Economic growth has lost pace in most major economies recently in the wake of a slump in the US housing market, which has triggered extreme financial market volatility and reluctance among banks to make all but the safest loans.
After months of nerve-wracking swings in financial markets, optimism has begun to emerge among market participants that the worst of the storm has blown over since the collapse of the US investment bank Bear Stearns in the middle of March.
While past financial crises tended to be triggered by problems in developing countries, often with current account problems, Strauss-Kahn warned that in the long term the recent turmoil would likely be “a taste of the new kind of crisis that we are going to face.”

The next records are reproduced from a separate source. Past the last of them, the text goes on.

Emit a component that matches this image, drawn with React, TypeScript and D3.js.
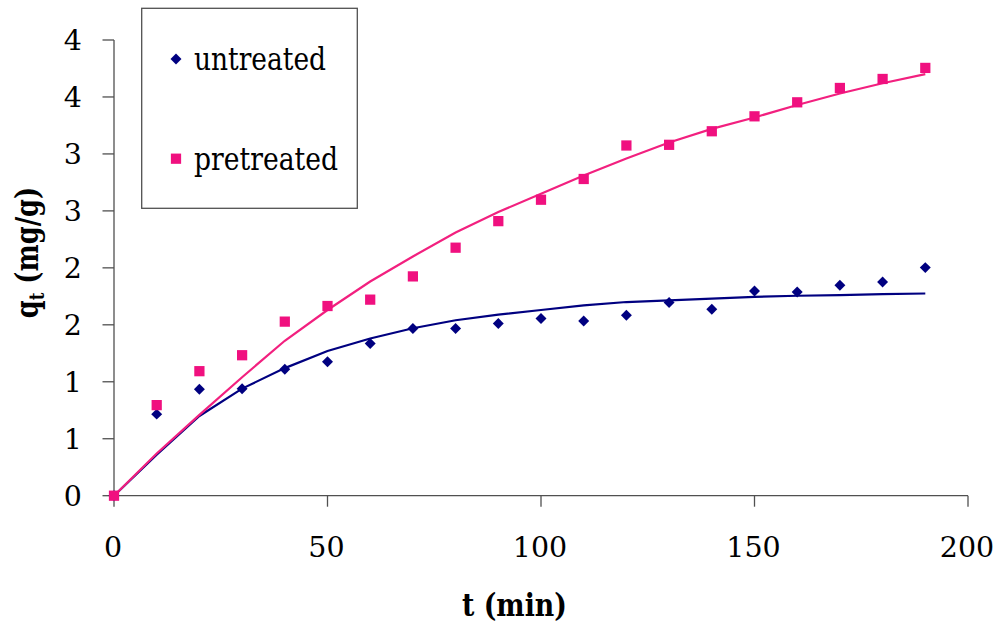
import React from "react";
import * as d3 from "d3";

const times = [0, 10, 20, 30, 40, 50, 60, 70, 80, 90, 100, 110, 120, 130, 140, 150, 160, 170, 180, 190];
const untreated = [0, 0.716, 0.935, 0.938, 1.11, 1.175, 1.336, 1.467, 1.467, 1.511, 1.555, 1.534, 1.584, 1.695, 1.636, 1.797, 1.788, 1.847, 1.876, 2.002];
const pretreated = [0, 0.795, 1.093, 1.233, 1.528, 1.665, 1.721, 1.925, 2.177, 2.41, 2.598, 2.78, 3.074, 3.08, 3.199, 3.33, 3.453, 3.579, 3.658, 3.755];
const untreatedFit = [0, 0.36, 0.7, 0.94, 1.12, 1.27, 1.38, 1.47, 1.54, 1.59, 1.63, 1.67, 1.7, 1.715, 1.73, 1.745, 1.755, 1.76, 1.77, 1.775];
const pretreatedFit = [0, 0.37, 0.71, 1.04, 1.36, 1.63, 1.88, 2.1, 2.31, 2.49, 2.65, 2.81, 2.96, 3.1, 3.22, 3.32, 3.43, 3.53, 3.62, 3.7];

const xTicks = [0, 50, 100, 150, 200];
const yTicks = [0, 0.5, 1, 1.5, 2, 2.5, 3, 3.5, 4];
const yTickLabels = ["0", "1", "1", "2", "2", "3", "3", "4", "4"];
const seriesNames = ["untreated", "pretreated"];

const BLUE = "#000080";
const PINK = "#F0107F";
const PINK_LINE = "#F2207F";
const AXIS = "#505050";
const FONT = '"DejaVu Serif", "Liberation Serif", serif';
const txt = { fontFamily: FONT };

export default function App() {
  const x = d3.scaleLinear().domain([0, 200]).range([114, 968]);
  const y = d3.scaleLinear().domain([0, 4]).range([495.7, 40]);

  const line = (vals: number[]) =>
    d3
      .line<number>()
      .x((_, i) => x(times[i]))
      .y((v) => y(v))(vals) as string;

  const diamond = d3.symbol().type(d3.symbolSquare).size(60)() as string;
  const square = d3.symbol().type(d3.symbolSquare).size(105)() as string;

  const y0 = y(0);

  return (
    <svg
      width={997}
      height={626}
      style={{ position: "absolute", left: 0, top: 0, background: "#fff", fontFamily: FONT }}
    >
      <rect x={0} y={0} width={997} height={626} fill="#fff" />
      <line x1={x(0)} x2={x(200)} y1={y0} y2={y0} stroke={AXIS} strokeWidth={1.3} />
      <line x1={x(0)} x2={x(0)} y1={y(4)} y2={y0} stroke={AXIS} strokeWidth={1.3} />
      {xTicks.map((t) => (
        <g key={"xt" + t}>
          <line x1={x(t)} x2={x(t)} y1={y0} y2={y0 + 11} stroke={AXIS} strokeWidth={1.3} />
          <text x={x(t) - 1} y={556.5} textAnchor="middle" fontSize={28.5} fill="#000" style={txt}>
            {t}
          </text>
        </g>
      ))}
      {yTicks.map((v, i) => (
        <g key={"yt" + v}>
          <line x1={x(0) - 11.5} x2={x(0)} y1={y(v)} y2={y(v)} stroke={AXIS} strokeWidth={1.3} />
          <text x={82} y={y(v)} dy="0.36em" textAnchor="end" fontSize={28.5} fill="#000" style={txt}>
            {yTickLabels[i]}
          </text>
        </g>
      ))}

      <text
        x={462}
        y={616}
        fontSize={31}
        fontWeight="bold"
        fill="#000"
        style={txt}
        textLength={105}
        lengthAdjust="spacingAndGlyphs"
      >
        t (min)
      </text>
      <text
        transform="translate(38,252.5) rotate(-90) scale(0.83,1)"
        textAnchor="middle"
        fontSize={31}
        fontWeight="bold"
        fill="#000"
        style={txt}
      >
        q<tspan fontSize={20} dy={6}>t</tspan>
        <tspan dy={-6}> (mg/g)</tspan>
      </text>

      <path d={line(untreatedFit)} fill="none" stroke={BLUE} strokeWidth={2.2} />
      <path d={line(pretreatedFit)} fill="none" stroke={PINK_LINE} strokeWidth={2.2} />

      {untreated.map((v, i) => (
        <path
          key={"u" + i}
          d={diamond}
          transform={`translate(${x(times[i])},${y(v)}) rotate(45)`}
          fill={BLUE}
        />
      ))}
      {pretreated.map((v, i) => (
        <path key={"p" + i} d={square} transform={`translate(${x(times[i])},${y(v)})`} fill={PINK} />
      ))}

      <rect x={141.7} y={8.3} width={215.6} height={200} fill="#fff" stroke={AXIS} strokeWidth={1.3} />
      <path d={diamond} transform="translate(176,59) rotate(45)" fill={BLUE} />
      <text
        x={194}
        y={70}
        fontSize={31}
        fill="#000"
        style={txt}
        textLength={132}
        lengthAdjust="spacingAndGlyphs"
      >
        {seriesNames[0]}
      </text>
      <path d={square} transform="translate(176,158.7)" fill={PINK} />
      <text
        x={194}
        y={170}
        fontSize={31}
        fill="#000"
        style={txt}
        textLength={144}
        lengthAdjust="spacingAndGlyphs"
      >
        {seriesNames[1]}
      </text>
    </svg>
  );
}
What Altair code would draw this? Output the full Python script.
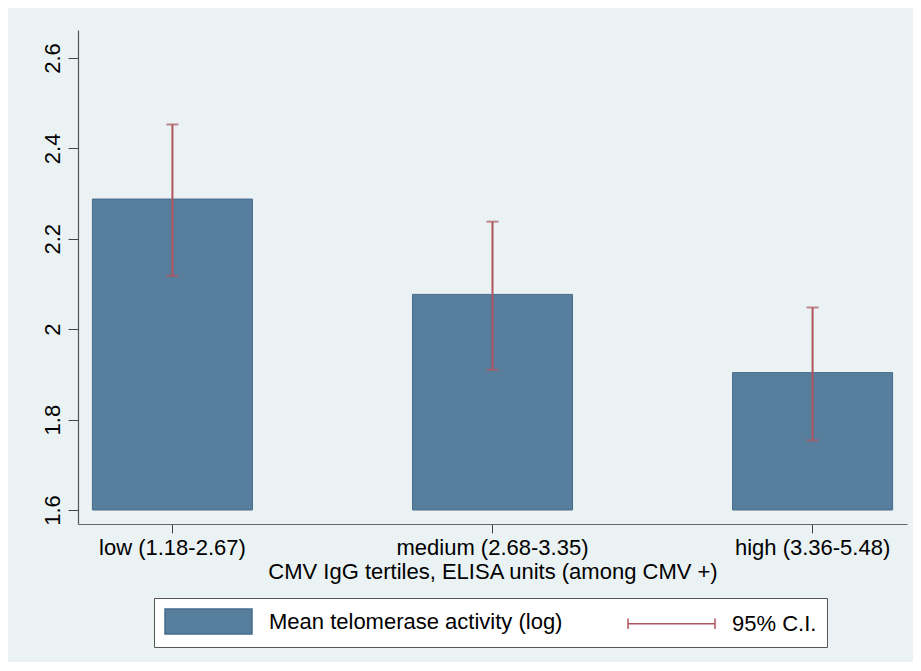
import altair as alt
import pandas as pd

# ---- data ----
categories = ["low (1.18-2.67)", "medium (2.68-3.35)", "high (3.36-5.48)"]
means = [2.288, 2.077, 1.904]
ci_low = [2.118, 1.910, 1.754]
ci_high = [2.453, 2.238, 2.048]
y_ticks = [1.6, 1.8, 2.0, 2.2, 2.4, 2.6]
legend_labels = ["Mean telomerase activity (log)", "95% C.I."]
x_title = "CMV IgG tertiles, ELISA units (among CMV +)"

df = pd.DataFrame({"group": categories, "mean": means, "lo": ci_low, "hi": ci_high})
legend_df = pd.DataFrame({"series": legend_labels})

FONT = "Liberation Sans"
FS = 22
BAR_FILL = "#587E9E"
BAR_STROKE = "#476C8D"
CI_COLOR = "#B0555E"
BG = "#EAF2F3"

x_enc = alt.X(
    "group:N",
    sort=categories,
    title=x_title,
    scale=alt.Scale(paddingInner=0.5, paddingOuter=0.045),
    axis=alt.Axis(
        labelAngle=0, labelFont=FONT, labelFontSize=FS, labelColor="black",
        labelPadding=4, labelLimit=500, tickSize=9, tickColor="#444",
        domainColor="#666", domainWidth=1.2, titleFont=FONT, titleFontSize=FS,
        titleFontWeight="normal", titleColor="black", titlePadding=3, grid=False,
    ),
)

y_scale = alt.Scale(domain=[1.569, 2.662], nice=False, zero=False)

bars = alt.Chart(df).mark_bar(fill=BAR_FILL, stroke=BAR_STROKE, strokeWidth=1).encode(
    x=x_enc,
    y=alt.Y(
        "mean:Q",
        scale=y_scale,
        title=None,
        axis=alt.Axis(
            values=y_ticks, format=".1~f", labelAngle=270, labelAlign="center",
            labelBaseline="bottom", labelPadding=4, labelFont=FONT,
            labelFontSize=FS, labelColor="black", labelOverlap=False,
            tickSize=10, tickColor="#444", domainColor="#555", domainWidth=1.2,
            grid=True, gridColor=BG, gridWidth=1.2,
        ),
    ),
    y2=alt.datum(1.6),
)

rules = alt.Chart(df).mark_rule(color=CI_COLOR, strokeWidth=2).encode(
    x=alt.X("group:N", sort=categories), y="lo:Q", y2="hi:Q"
)
cap_lo = alt.Chart(df).mark_tick(color=CI_COLOR, thickness=2, size=12).encode(
    x=alt.X("group:N", sort=categories), y="lo:Q"
)
cap_hi = alt.Chart(df).mark_tick(color=CI_COLOR, thickness=2, size=12).encode(
    x=alt.X("group:N", sort=categories), y="hi:Q"
)

rect_path = "M-1,-1H5.96V1H-1Z"
ci_path = "M-1,0H5.96M-1,-0.42V0.42M5.96,-0.42V0.42"

leg_def = alt.Legend(
    orient="none", legendX=76, legendY=568, direction="horizontal", title=None,
    padding=10, strokeColor="#555", fillColor="white", labelFont=FONT,
    labelFontSize=FS, labelColor="black", labelLimit=500, labelOffset=78,
    columnPadding=62, symbolSize=625, symbolStrokeWidth=1.5, symbolOffset=0,
)

legend_layer = alt.Chart(legend_df).mark_point(filled=True, opacity=1, size=625).encode(
    fill=alt.Fill("series:N", scale=alt.Scale(domain=legend_labels, range=[BAR_FILL, "transparent"]), legend=leg_def),
    stroke=alt.Stroke("series:N", scale=alt.Scale(domain=legend_labels, range=[BAR_STROKE, CI_COLOR]), legend=leg_def),
    shape=alt.Shape("series:N", scale=alt.Scale(domain=legend_labels, range=[rect_path, ci_path]), legend=leg_def),
).transform_filter("false")

chart = (
    alt.layer(bars, rules, cap_lo, cap_hi, legend_layer)
    .properties(
        width=829, height=494,
        autosize=alt.AutoSizeParams(type="none"),
        padding={"left": 70, "top": 22, "right": 6, "bottom": 138},
        background=BG,
    )
    .configure_view(fill="white", stroke=None)
)

chart.save("out.html", embed_options={"renderer": "svg", "actions": False})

With big developed economies such as the US and Europe slowing following the turmoil, Strauss-Kahn said that emerging countries would be the biggest motors behind world economic growth this year.
Nevertheless, he insisted that such fast-growing economies would also eventually feel the impact of the slowdown in rich countries, although perhaps with “some delay.”
“In no way is there some sort decoupling” between economic growth trends in developed countries and emerging economies, he said, weighing into one of the hottest debates currently in economics.